*DATASET CONTENT*:
______________________________

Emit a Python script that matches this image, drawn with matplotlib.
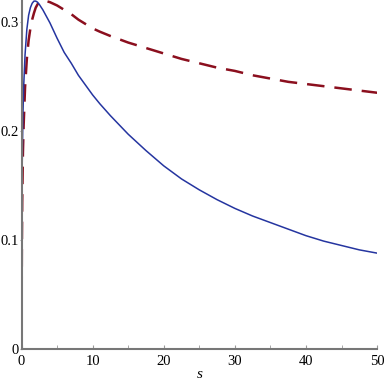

______________________________

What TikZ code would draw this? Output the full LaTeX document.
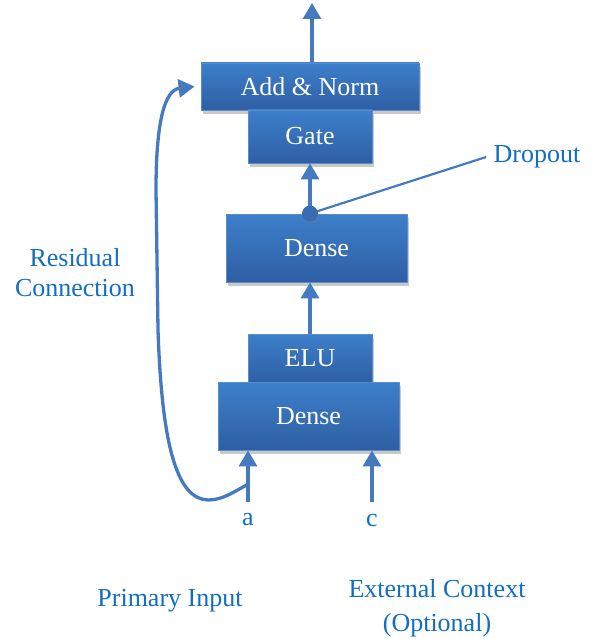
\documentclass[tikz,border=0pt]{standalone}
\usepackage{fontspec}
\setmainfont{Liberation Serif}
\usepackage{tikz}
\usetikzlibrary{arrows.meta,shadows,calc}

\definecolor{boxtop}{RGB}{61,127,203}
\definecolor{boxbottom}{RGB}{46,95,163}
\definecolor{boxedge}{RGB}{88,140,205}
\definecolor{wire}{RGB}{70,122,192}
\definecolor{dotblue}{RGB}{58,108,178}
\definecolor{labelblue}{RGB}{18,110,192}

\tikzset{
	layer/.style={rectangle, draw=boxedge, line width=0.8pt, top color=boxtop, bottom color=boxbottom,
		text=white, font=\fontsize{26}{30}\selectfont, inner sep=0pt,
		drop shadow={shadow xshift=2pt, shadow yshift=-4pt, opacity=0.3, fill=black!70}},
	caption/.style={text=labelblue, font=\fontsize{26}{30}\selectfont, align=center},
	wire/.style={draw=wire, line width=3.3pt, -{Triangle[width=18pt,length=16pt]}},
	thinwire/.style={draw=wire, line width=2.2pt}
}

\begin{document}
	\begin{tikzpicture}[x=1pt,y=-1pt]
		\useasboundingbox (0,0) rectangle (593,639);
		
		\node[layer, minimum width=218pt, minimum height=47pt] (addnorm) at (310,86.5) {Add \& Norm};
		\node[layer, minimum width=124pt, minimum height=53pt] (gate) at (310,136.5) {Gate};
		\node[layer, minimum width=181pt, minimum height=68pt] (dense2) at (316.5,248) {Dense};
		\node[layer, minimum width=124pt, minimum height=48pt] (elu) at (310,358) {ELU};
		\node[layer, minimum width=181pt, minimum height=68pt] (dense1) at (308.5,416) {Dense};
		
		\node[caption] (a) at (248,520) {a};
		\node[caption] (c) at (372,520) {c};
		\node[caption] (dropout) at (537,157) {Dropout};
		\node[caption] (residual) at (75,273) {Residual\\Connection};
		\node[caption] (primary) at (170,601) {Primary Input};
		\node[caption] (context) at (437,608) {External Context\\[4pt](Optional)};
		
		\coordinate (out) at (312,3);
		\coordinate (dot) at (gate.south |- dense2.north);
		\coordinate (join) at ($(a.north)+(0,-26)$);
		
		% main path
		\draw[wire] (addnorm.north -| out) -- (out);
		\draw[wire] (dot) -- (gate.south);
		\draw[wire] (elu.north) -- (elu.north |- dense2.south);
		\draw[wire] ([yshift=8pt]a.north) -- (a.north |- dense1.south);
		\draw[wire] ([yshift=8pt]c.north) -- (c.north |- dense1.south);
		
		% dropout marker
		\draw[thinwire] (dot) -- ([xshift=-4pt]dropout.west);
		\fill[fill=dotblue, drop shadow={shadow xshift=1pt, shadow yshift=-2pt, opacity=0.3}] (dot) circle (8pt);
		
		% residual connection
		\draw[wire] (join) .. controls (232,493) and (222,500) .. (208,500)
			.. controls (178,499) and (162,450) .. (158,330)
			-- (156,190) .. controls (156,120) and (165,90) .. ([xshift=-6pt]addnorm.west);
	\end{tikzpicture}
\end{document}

______________________________

*REQUIREMENT*: Show each line of the listing that holds the string "this".

*EXERCISE SOLUTION*:
Emit a Python script that matches this image, drawn with matplotlib.
What TikZ code would draw this? Output the full LaTeX document.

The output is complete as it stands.